The lines below are to be quoted exactly, from the first through the one that contains "from matplotlib.ticker import MultipleLocator".

....

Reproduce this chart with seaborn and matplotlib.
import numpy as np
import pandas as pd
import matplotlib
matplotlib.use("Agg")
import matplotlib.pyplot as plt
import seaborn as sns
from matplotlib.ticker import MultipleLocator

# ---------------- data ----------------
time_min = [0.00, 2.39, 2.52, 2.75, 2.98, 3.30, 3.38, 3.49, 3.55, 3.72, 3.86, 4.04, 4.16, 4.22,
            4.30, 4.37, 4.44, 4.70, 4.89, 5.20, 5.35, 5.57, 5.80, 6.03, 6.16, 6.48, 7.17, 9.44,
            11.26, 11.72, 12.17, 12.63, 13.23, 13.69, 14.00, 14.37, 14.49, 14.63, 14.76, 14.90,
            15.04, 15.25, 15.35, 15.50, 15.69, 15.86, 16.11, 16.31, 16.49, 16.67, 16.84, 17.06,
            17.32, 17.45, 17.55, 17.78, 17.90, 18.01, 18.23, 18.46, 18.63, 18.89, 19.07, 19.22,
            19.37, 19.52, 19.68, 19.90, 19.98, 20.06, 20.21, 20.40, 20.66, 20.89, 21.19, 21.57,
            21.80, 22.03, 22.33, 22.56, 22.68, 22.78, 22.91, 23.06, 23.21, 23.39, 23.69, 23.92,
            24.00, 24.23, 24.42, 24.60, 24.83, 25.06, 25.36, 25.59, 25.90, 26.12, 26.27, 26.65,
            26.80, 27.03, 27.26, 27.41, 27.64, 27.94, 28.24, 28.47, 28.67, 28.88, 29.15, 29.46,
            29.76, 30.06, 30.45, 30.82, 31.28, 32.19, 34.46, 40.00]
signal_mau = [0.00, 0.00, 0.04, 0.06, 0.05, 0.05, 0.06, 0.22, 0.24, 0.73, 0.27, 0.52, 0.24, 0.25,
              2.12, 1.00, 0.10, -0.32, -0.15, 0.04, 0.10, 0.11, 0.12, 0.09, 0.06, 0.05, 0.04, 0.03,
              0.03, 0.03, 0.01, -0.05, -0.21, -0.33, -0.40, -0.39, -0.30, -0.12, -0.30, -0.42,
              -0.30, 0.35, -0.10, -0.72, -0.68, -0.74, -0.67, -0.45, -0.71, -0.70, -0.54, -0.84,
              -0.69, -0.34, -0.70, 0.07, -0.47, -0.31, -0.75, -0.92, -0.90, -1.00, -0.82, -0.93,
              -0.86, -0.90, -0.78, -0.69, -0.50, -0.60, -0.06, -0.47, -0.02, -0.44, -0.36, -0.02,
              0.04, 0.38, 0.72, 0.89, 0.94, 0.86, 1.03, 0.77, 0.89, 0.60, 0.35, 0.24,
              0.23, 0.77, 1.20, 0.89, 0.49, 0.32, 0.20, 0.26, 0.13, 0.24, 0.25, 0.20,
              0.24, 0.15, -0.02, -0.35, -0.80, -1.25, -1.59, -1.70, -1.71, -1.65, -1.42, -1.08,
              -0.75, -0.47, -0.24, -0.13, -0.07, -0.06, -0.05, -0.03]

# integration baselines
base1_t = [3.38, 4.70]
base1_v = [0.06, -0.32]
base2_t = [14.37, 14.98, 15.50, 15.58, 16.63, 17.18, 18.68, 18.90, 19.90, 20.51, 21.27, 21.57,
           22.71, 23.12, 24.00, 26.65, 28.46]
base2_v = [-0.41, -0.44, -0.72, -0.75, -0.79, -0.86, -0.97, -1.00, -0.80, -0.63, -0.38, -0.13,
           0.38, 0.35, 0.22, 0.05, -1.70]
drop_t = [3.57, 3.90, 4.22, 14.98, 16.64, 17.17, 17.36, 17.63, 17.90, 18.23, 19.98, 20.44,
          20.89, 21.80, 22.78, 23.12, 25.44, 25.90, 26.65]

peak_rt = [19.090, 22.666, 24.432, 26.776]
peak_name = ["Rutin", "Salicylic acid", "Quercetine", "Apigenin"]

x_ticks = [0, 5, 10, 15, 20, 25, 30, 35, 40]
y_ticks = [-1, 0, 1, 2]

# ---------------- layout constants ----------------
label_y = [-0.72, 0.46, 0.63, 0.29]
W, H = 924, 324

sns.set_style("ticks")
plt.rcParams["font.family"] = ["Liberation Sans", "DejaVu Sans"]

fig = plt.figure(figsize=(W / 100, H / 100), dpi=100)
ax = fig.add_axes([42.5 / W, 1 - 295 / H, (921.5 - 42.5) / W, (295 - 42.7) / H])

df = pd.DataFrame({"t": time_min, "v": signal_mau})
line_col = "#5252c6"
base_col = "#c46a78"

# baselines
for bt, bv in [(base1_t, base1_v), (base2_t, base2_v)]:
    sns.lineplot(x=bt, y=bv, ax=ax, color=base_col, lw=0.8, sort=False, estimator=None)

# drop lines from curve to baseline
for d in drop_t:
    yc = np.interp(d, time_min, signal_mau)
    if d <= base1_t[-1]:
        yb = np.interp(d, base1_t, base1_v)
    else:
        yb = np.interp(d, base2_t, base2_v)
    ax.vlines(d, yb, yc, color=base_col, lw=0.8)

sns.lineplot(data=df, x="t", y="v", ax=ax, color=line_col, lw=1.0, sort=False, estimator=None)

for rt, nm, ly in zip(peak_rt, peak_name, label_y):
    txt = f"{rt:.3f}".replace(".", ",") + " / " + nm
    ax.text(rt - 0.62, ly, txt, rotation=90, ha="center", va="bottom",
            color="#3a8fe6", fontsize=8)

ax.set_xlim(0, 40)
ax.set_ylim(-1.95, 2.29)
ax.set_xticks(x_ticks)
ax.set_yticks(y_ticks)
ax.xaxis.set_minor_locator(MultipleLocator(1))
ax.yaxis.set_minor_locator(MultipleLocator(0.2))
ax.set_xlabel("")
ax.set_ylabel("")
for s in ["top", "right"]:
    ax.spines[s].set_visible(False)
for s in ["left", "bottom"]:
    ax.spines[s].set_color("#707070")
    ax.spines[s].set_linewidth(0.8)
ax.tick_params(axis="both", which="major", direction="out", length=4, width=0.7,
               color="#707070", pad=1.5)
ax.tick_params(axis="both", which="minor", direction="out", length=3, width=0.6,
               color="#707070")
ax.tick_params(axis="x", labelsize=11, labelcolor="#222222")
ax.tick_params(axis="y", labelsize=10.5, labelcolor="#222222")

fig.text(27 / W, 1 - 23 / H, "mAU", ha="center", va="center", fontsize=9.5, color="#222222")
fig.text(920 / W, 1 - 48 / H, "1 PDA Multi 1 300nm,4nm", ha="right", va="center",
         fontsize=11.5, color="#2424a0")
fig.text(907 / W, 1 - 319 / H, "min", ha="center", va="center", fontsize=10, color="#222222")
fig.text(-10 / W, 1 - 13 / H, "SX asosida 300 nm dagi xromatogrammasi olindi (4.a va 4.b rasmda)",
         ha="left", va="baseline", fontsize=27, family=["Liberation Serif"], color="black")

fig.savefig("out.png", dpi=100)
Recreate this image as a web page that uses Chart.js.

....

## Exercise answer
Reproduce this chart with seaborn and matplotlib.
import numpy as np
import pandas as pd
import matplotlib
matplotlib.use("Agg")
import matplotlib.pyplot as plt
import seaborn as sns
from matplotlib.ticker import MultipleLocator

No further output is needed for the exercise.